| What the exercise asks |
Each entry below must be repeated exactly, with pictures left out.

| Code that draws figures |
=====
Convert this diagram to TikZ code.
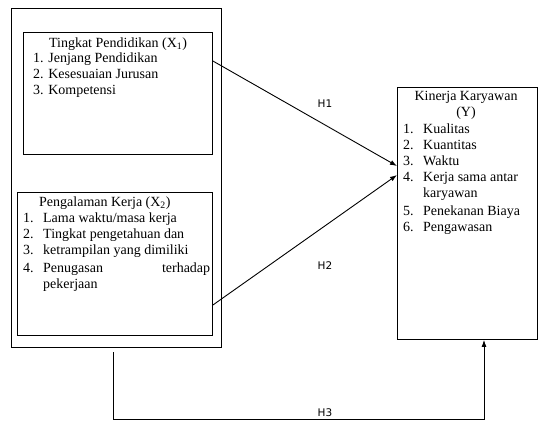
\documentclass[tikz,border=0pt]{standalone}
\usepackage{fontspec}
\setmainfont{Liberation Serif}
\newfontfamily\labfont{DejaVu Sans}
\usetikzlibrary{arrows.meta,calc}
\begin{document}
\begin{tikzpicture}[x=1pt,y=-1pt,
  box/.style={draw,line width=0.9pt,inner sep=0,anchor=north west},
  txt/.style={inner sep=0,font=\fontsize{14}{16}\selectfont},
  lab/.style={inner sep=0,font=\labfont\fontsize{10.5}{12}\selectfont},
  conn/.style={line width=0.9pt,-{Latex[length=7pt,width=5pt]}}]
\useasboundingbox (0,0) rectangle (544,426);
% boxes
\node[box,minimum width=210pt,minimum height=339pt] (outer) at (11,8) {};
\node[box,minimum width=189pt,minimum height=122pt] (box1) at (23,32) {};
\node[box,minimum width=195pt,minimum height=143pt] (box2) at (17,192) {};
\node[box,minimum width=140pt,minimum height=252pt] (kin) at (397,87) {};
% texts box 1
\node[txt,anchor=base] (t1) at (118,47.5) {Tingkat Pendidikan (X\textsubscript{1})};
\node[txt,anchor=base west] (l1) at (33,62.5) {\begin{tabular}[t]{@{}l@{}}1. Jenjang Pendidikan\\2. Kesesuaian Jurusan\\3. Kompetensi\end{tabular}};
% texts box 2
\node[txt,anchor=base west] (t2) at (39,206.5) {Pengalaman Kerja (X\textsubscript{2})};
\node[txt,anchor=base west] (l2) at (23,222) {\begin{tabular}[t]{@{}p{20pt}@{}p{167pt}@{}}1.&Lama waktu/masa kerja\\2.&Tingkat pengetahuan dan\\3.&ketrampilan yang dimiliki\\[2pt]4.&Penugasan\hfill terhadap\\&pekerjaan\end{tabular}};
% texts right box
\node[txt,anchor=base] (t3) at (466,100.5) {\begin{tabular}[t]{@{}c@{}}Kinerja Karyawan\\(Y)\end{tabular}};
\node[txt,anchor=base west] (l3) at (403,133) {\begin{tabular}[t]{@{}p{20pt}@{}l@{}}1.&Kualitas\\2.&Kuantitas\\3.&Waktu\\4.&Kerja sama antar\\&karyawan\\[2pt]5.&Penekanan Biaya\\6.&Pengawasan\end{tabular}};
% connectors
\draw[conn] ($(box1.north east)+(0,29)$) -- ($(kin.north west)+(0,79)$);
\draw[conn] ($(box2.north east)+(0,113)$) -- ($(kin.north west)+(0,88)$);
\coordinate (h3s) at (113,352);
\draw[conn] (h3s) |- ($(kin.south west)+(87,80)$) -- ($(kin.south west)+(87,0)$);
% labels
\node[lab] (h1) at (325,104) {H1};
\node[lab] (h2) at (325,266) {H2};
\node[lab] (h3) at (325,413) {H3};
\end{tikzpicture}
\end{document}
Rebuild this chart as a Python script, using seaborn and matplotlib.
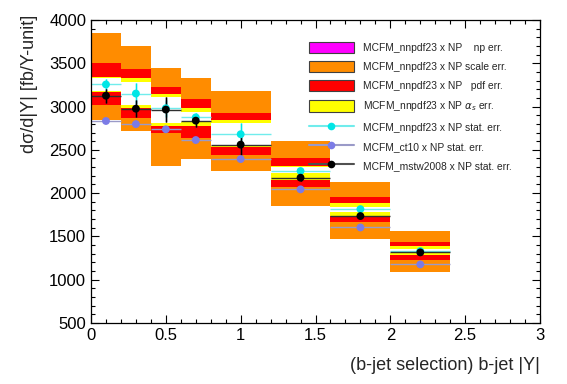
=====
| Complete output |
Convert this diagram to TikZ code.
\documentclass[tikz,border=0pt]{standalone}
\usepackage{fontspec}
\setmainfont{Liberation Serif}
\newfontfamily\labfont{DejaVu Sans}
\usetikzlibrary{arrows.meta,calc}
\begin{document}
\begin{tikzpicture}[x=1pt,y=-1pt,
  box/.style={draw,line width=0.9pt,inner sep=0,anchor=north west},
  txt/.style={inner sep=0,font=\fontsize{14}{16}\selectfont},
  lab/.style={inner sep=0,font=\labfont\fontsize{10.5}{12}\selectfont},
  conn/.style={line width=0.9pt,-{Latex[length=7pt,width=5pt]}}]
\useasboundingbox (0,0) rectangle (544,426);
% boxes
\node[box,minimum width=210pt,minimum height=339pt] (outer) at (11,8) {};
\node[box,minimum width=189pt,minimum height=122pt] (box1) at (23,32) {};
\node[box,minimum width=195pt,minimum height=143pt] (box2) at (17,192) {};
\node[box,minimum width=140pt,minimum height=252pt] (kin) at (397,87) {};
% texts box 1
\node[txt,anchor=base] (t1) at (118,47.5) {Tingkat Pendidikan (X\textsubscript{1})};
\node[txt,anchor=base west] (l1) at (33,62.5) {\begin{tabular}[t]{@{}l@{}}1. Jenjang Pendidikan\\2. Kesesuaian Jurusan\\3. Kompetensi\end{tabular}};
% texts box 2
\node[txt,anchor=base west] (t2) at (39,206.5) {Pengalaman Kerja (X\textsubscript{2})};
\node[txt,anchor=base west] (l2) at (23,222) {\begin{tabular}[t]{@{}p{20pt}@{}p{167pt}@{}}1.&Lama waktu/masa kerja\\2.&Tingkat pengetahuan dan\\3.&ketrampilan yang dimiliki\\[2pt]4.&Penugasan\hfill terhadap\\&pekerjaan\end{tabular}};
% texts right box
\node[txt,anchor=base] (t3) at (466,100.5) {\begin{tabular}[t]{@{}c@{}}Kinerja Karyawan\\(Y)\end{tabular}};
\node[txt,anchor=base west] (l3) at (403,133) {\begin{tabular}[t]{@{}p{20pt}@{}l@{}}1.&Kualitas\\2.&Kuantitas\\3.&Waktu\\4.&Kerja sama antar\\&karyawan\\[2pt]5.&Penekanan Biaya\\6.&Pengawasan\end{tabular}};
% connectors
\draw[conn] ($(box1.north east)+(0,29)$) -- ($(kin.north west)+(0,79)$);
\draw[conn] ($(box2.north east)+(0,113)$) -- ($(kin.north west)+(0,88)$);
\coordinate (h3s) at (113,352);
\draw[conn] (h3s) |- ($(kin.south west)+(87,80)$) -- ($(kin.south west)+(87,0)$);
% labels
\node[lab] (h1) at (325,104) {H1};
\node[lab] (h2) at (325,266) {H2};
\node[lab] (h3) at (325,413) {H3};
\end{tikzpicture}
\end{document}
Rebuild this chart as a Python script, using seaborn and matplotlib.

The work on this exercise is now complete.